Give It A Rest
The muscles of the eye, just like any other muscle in the body, can tire from overuse. Any discomfort caused in your eyes by excessive wear and tear is collectively referred to as eye strain.
In most cases, eye strain is not a serious medical condition and usually goes away once the eyes are given adequate rest.
There are many possible causes of eye strain. Eye strain occurs when your eyes get tired from long hours of driving, reading, exposure to bright light or straining to see in dim light.
Stress and fatigue are also significant risk factors for eye strain. Finally, underlying eye problems such as eye muscle imbalances or uncorrected vision should also be considered when experiencing eye fatigue.
However, using computers and digital electronic devices such as cell phones are one of the most commonly reported causes of eye fatigue. This type of eye strain is called computer vision syndrome.
Several factors increase the likelihood of CVS, including dry eyes, glare on the screen, poor lighting, poor posture and even the angle of the monitor. Another big factor is incorrect prescriptions in your glasses.
Symptoms of Eye Strain
Eye strain or eye fatigue is prevalent in well over 50 percent of the working population. The symptoms of eye strain vary from person to person. However, most people who are experiencing mild eye strain complain of sore, tired dry and burning eyes, blurring or double vision and also an increased sensitivity to light. Headaches, neck, shoulder or back pain due to poor posture for a prolonged period are also common symptoms associated with eye strain.
Generally, the treatment of eye strain starts with identifying the underlying cause. In some cases, correcting vision problems with prescription lenses will reduce the symptoms. In other cases, modifying work habits or environmental factors will be necessary.
Prevention Of Eye Strain
Usually eye strain can be prevented or reduced by making simple changes in your work habits or environment.
- Make changes to your computer screen. The screen should be about an arm’s length away and positioned directly in front of your face, not off to the side. Position the monitor so its centre is about 15 -20 cms below your eyes, which allows the neck to relax while you read and type.
- Regularly clean off dust and fingerprints from the screen. Smudges on the screen can reduce contrast and increase problems with glare and reflections.
- Choose screens that tilt and swivel.
- Consider using a glare filter over your screen.
- Change lighting to reduce glare and harsh reflections. Adjusting window blinds and changing the screen contrast and brightness can help reduce glare and reflections.
- Position the light source behind you when reading printed material. This will avoid having the light glaring directly into your eyes.
- However, avoid lighting directly behind or above a computer screen.
- In order to avoid high contrast between the screen and the surrounding environment don’t watch TV or work on a computer in a dark room.
- Use an adjustable chair.
- Place a document holder next to your computer screen.
Take Care Of Those Tired Eyes
- Apply a flannel soaked in warm water to tired, dry eyes (with eyes closed).

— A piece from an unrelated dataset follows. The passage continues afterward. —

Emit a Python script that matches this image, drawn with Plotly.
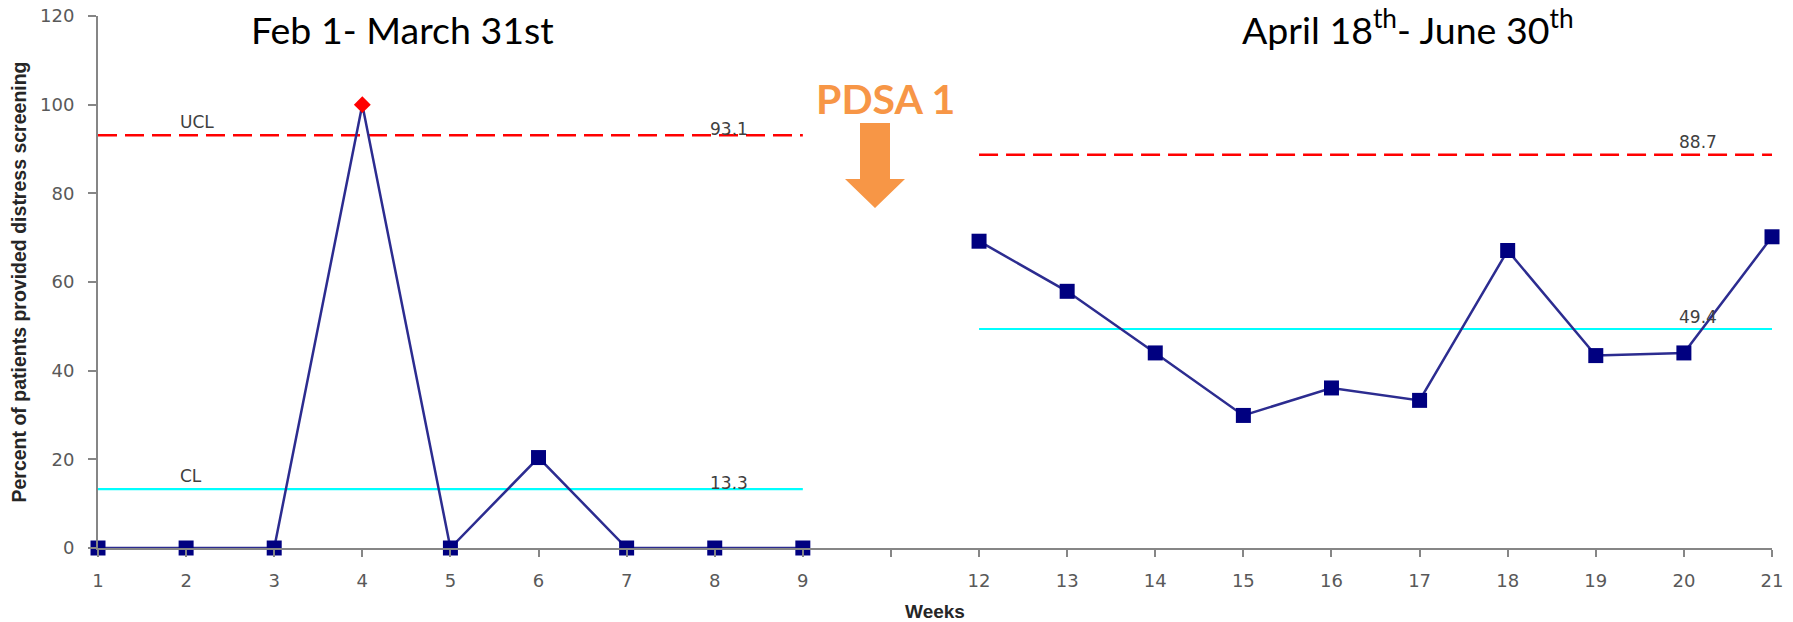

- To help prevent dry eyes while working indoors, consider using an air cleaner to filter dust and a humidifier to add moisture to the air.
- Ensure air vents or fans aren’t blowing on your face.
- Try the 20-20-20 rule. Every 20 minutes, look away – ideally to the horizon or infinity – or at least six metres in front of you for 20 seconds.
- Try eye exercises. Keep the head steady and stretch the eyes by looking from side-to-side, upwards, downwards, and cross ways. Clockwise and counter-clockwise circular movements are also good. All eye movements need to be done slowly and smoothly. Do each exercise three times.
- If driving, try wearing polarised sunglasses which will reduce glare and prevent tired eyes due to exposure to excessive sunlight.
- Stick a note that says ‘blink’ on the computer as a reminder. Blinking frequently can prevent dry eyes. If that doesn’t work, consider using lubricating eye drops available from our Auckland optometry practices.
- Try computer glasses. Unlike everyday eye wear, they’re designed specifically for looking at computer screens. We stock a wide range of computer glasses at both our Henderson Optometrists and our Newmarket Optometrists in Auckland.
- Take regular breaks from computer work.
What Can Be Done To Help Tired Eyes?
Anyone who has more than occasional discomfort from tired eyes should have a thorough eye check. If eye strain persists despite the interventions outlined above, make an appointment with one of our optometrists for a comprehensive eye check-up. Your eye strain may be related to an underlying condition such as an eye muscle imbalance. If you wear prescription glasses or lenses, recurring eye strain may be an indication that you need updated glasses or a new prescription.